* Start GIVEN INFORMATION *
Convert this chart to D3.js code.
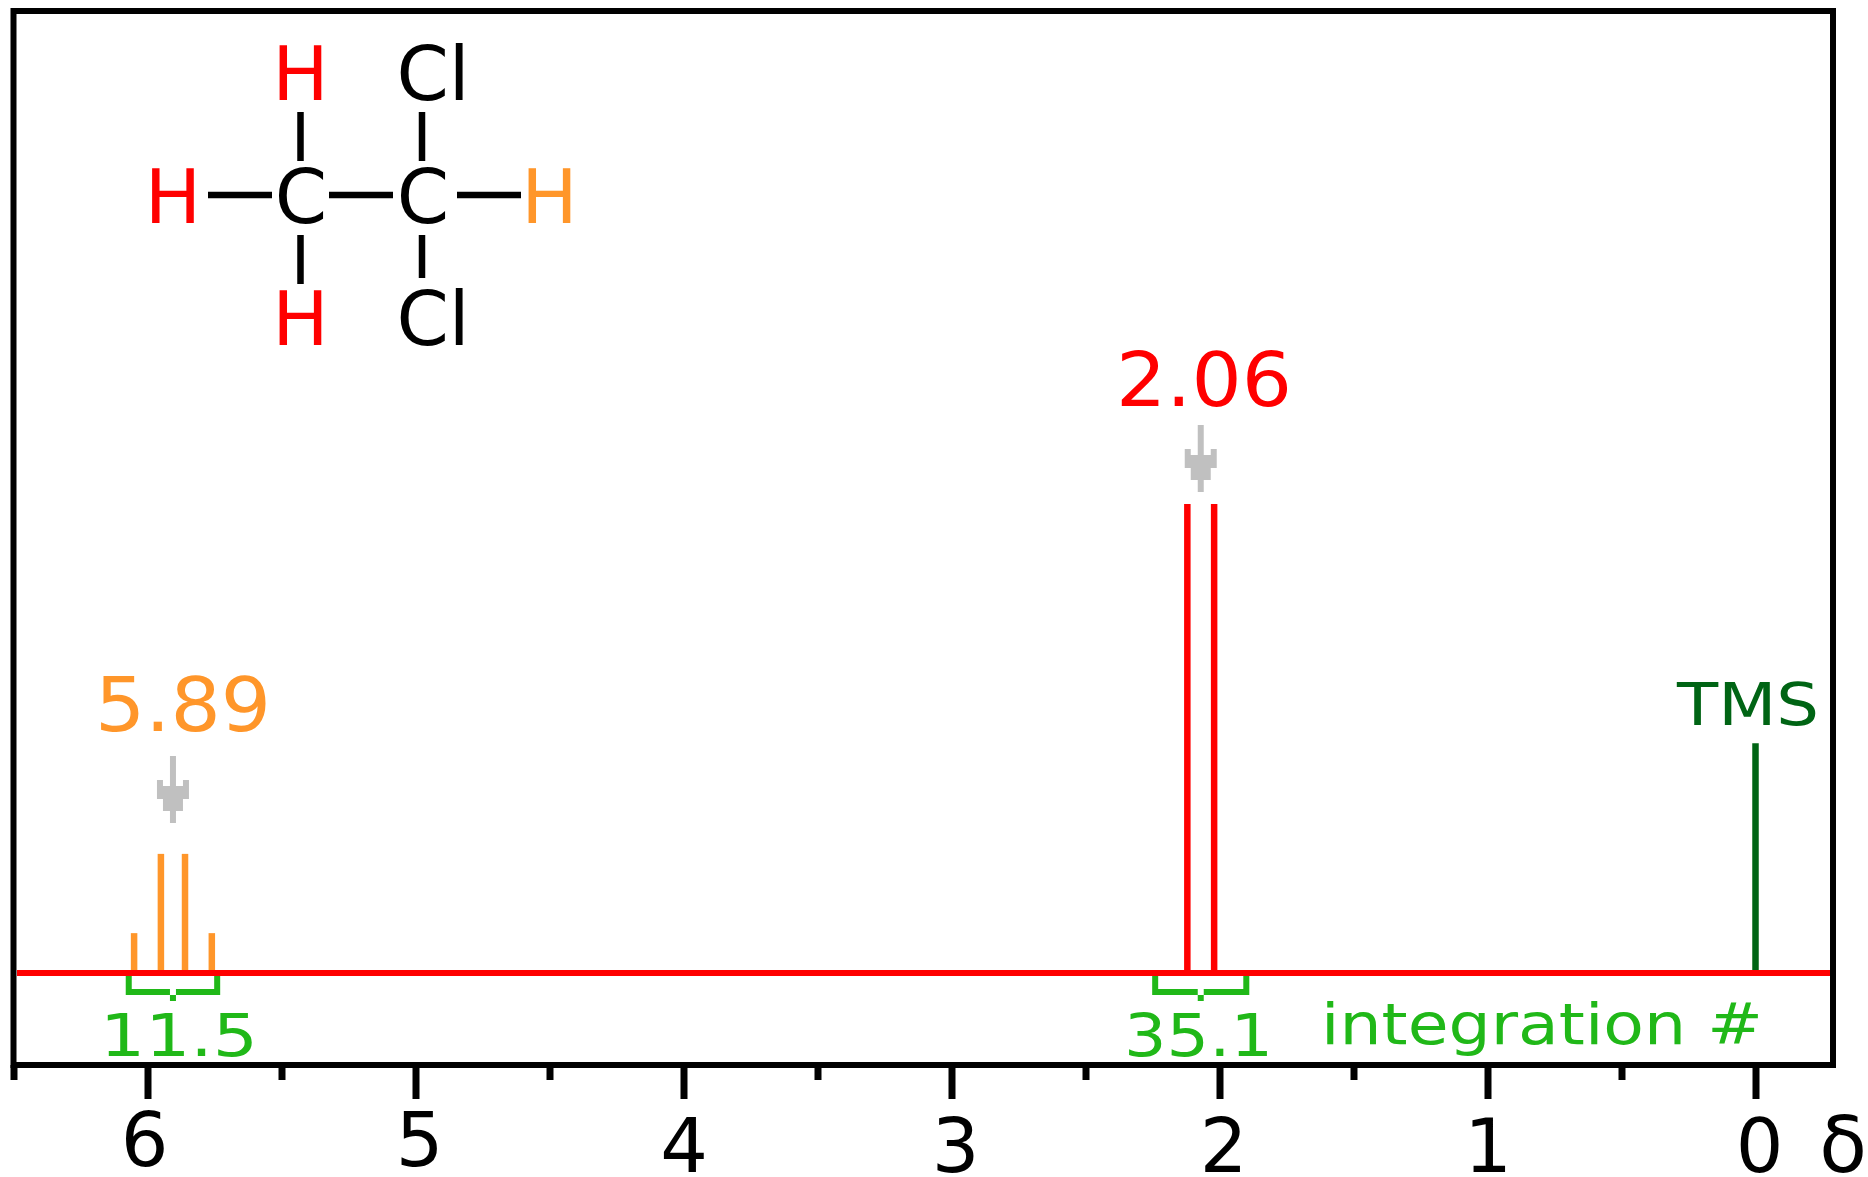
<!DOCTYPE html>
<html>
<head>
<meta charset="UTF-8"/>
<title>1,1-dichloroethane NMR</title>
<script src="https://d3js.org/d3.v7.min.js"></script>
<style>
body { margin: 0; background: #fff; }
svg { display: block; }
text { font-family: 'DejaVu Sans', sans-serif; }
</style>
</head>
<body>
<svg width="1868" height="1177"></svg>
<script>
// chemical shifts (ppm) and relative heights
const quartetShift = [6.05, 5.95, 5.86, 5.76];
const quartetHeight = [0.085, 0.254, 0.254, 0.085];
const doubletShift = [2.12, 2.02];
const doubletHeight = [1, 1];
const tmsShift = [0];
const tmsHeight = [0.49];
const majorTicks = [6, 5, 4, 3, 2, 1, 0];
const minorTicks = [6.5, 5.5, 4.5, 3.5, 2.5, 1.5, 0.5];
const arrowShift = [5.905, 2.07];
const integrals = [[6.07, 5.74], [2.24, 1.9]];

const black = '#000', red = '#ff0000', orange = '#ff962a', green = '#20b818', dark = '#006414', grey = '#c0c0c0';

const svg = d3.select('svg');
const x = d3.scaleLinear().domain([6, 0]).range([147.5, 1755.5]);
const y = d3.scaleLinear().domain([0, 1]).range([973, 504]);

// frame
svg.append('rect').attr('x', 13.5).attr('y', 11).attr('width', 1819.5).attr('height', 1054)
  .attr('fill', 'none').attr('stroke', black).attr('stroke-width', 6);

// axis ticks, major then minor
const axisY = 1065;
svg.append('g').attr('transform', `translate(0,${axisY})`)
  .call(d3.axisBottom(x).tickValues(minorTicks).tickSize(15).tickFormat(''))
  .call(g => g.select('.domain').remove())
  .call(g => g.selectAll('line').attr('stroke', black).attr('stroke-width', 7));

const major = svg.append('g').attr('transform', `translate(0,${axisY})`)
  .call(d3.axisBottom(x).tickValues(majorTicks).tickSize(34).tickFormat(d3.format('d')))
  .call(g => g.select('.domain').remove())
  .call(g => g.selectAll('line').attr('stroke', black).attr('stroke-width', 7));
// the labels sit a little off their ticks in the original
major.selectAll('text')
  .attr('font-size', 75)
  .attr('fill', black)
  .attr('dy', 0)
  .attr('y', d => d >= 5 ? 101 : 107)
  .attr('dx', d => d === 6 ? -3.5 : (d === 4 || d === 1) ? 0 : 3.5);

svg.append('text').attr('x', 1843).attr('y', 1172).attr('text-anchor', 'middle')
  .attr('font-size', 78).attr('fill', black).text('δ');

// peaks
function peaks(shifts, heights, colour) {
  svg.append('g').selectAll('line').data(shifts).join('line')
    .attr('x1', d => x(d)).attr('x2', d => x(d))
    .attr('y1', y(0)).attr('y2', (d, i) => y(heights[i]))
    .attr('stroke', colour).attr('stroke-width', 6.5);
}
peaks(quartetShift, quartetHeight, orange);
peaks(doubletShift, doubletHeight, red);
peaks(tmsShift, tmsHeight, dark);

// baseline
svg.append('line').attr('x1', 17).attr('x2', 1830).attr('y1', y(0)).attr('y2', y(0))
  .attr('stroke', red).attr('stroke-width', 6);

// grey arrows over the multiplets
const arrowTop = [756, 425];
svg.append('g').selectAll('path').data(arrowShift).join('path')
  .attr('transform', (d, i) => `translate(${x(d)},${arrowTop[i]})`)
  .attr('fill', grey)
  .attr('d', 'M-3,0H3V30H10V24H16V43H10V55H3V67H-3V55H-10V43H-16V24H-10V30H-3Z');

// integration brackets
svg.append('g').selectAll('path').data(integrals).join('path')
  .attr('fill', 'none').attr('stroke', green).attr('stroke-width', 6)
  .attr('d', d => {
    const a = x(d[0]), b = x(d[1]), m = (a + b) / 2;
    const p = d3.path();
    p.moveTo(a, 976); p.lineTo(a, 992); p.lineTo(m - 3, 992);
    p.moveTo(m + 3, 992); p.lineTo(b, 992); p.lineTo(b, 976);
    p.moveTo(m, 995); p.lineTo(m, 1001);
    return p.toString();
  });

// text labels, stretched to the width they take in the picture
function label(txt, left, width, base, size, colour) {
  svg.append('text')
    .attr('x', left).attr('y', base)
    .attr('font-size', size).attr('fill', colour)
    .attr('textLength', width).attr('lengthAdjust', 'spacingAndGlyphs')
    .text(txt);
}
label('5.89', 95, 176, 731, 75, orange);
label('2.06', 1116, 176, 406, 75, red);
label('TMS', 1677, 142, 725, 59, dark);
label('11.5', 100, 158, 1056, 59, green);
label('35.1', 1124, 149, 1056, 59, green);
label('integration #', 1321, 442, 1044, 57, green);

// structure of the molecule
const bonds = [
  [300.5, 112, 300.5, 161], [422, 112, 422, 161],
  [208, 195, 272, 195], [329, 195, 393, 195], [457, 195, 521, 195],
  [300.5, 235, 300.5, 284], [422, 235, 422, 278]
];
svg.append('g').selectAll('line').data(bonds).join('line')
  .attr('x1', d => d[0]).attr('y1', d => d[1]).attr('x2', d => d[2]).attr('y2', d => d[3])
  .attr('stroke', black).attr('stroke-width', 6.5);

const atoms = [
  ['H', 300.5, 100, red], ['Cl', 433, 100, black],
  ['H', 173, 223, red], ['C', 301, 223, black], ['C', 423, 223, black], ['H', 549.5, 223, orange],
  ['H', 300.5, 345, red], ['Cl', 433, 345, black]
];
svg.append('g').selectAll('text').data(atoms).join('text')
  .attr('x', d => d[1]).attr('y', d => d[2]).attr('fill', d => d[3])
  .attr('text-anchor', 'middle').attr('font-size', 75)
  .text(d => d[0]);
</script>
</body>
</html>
* End GIVEN INFORMATION *
The lines from the top of the data above through the one holding "const y = d3.scaleLinear().domain([0, 1]).range([973, 504]);" are to be repeated exactly, and only those, with no pictures.

- **CORRECT OUTPUT**
Convert this chart to D3.js code.
<!DOCTYPE html>
<html>
<head>
<meta charset="UTF-8"/>
<title>1,1-dichloroethane NMR</title>
<script src="https://d3js.org/d3.v7.min.js"></script>
<style>
body { margin: 0; background: #fff; }
svg { display: block; }
text { font-family: 'DejaVu Sans', sans-serif; }
</style>
</head>
<body>
<svg width="1868" height="1177"></svg>
<script>
// chemical shifts (ppm) and relative heights
const quartetShift = [6.05, 5.95, 5.86, 5.76];
const quartetHeight = [0.085, 0.254, 0.254, 0.085];
const doubletShift = [2.12, 2.02];
const doubletHeight = [1, 1];
const tmsShift = [0];
const tmsHeight = [0.49];
const majorTicks = [6, 5, 4, 3, 2, 1, 0];
const minorTicks = [6.5, 5.5, 4.5, 3.5, 2.5, 1.5, 0.5];
const arrowShift = [5.905, 2.07];
const integrals = [[6.07, 5.74], [2.24, 1.9]];

const black = '#000', red = '#ff0000', orange = '#ff962a', green = '#20b818', dark = '#006414', grey = '#c0c0c0';

const svg = d3.select('svg');
const x = d3.scaleLinear().domain([6, 0]).range([147.5, 1755.5]);
const y = d3.scaleLinear().domain([0, 1]).range([973, 504]);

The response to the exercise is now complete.